Chimera is a high-speed photometer with simultaneous three-color photometry in the Sloan r (562-695 nm), i (695-844), and z (826-920 nm) bands. The optical design provides well-corrected fields of view of 9.7 arcmin in the z band and 6.0 arcmin in r and i bands on the Steward Observatory 61 Kuiper telescope at Mt. Lemmon. The wide field of view facilitates acquisition and tracking of rapidly moving satellites and allows for a variety of photometric calibration methods. The optical design uses a wide-field collimator, two dichroic beam splitters, and three re-imagers. Chimera utilizes three Princeton Instruments Pro-EM HS cameras, which provide data at rates up to 228 Hz in full frame mode. Rates over 1000 Hz are possible by defining photometric regions of interest (ROIs). A highly-modified version of Michael Mommerts photometric pipeline (PP), originally developed for near-Earth asteroid photometry, is used for data processing. A real time graphic user interface is under development to allow real-time data quality assessment and period determination during data collections.

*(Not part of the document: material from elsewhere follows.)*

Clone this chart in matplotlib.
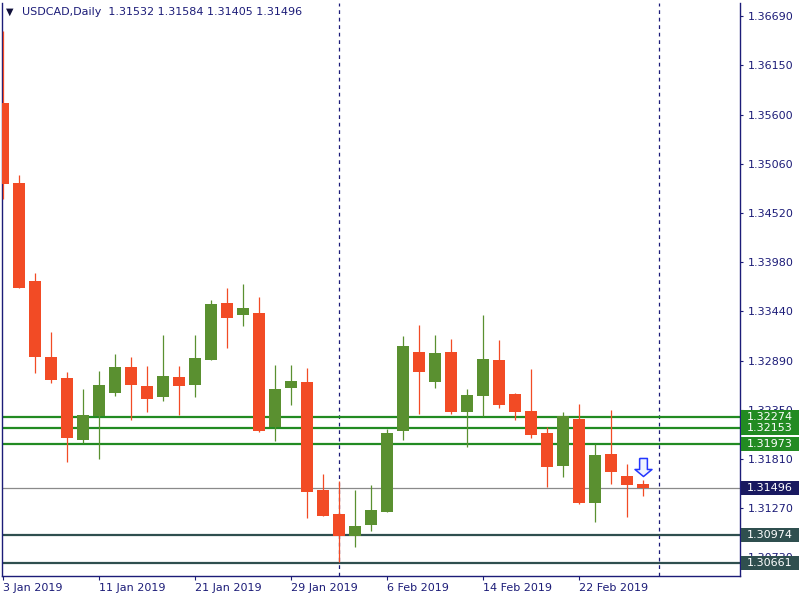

In space surveillance, the optical signature characteristics of rapidly rotating satellites necessitate the use of high-speed multicolor photometers. Satellite photometric analysis takes advantage of reflections off flat surfaces of the satellite. The duration of these flashes are as short as a few ms. The high frame rate of Chimera will allow detailed study of the temporal profile of these reflections, which will allow assessment of the quality and characteristics of the reflective surfaces. The simultaneity of the multicolor measurements ensures that data unambiguously refer to the same surface in the same orientation.
In this paper, we document the optical and opto-mechanical design of Chimera and assess the first light performance of the instrument and its cameras and characterize the operational modes of our new instrument. While the unique electron multiplication feature of EM-CCDs provides high frame rates with low noise, other noise sources, which are generally negligible with traditional CCDs, must be considered including dark noise and clock induced charge (CIC). We also present the first-light results of Chimera on a sampling of SSA targets, including multicolor observations of SL-12 rocket bodies we previously surveyed in the SWIR and satellites with distinctive specular signatures to demonstrate the capabilities of the instrument.
Date of Conference: September 11-14, 2018
Track: Optical Systems Instrumentation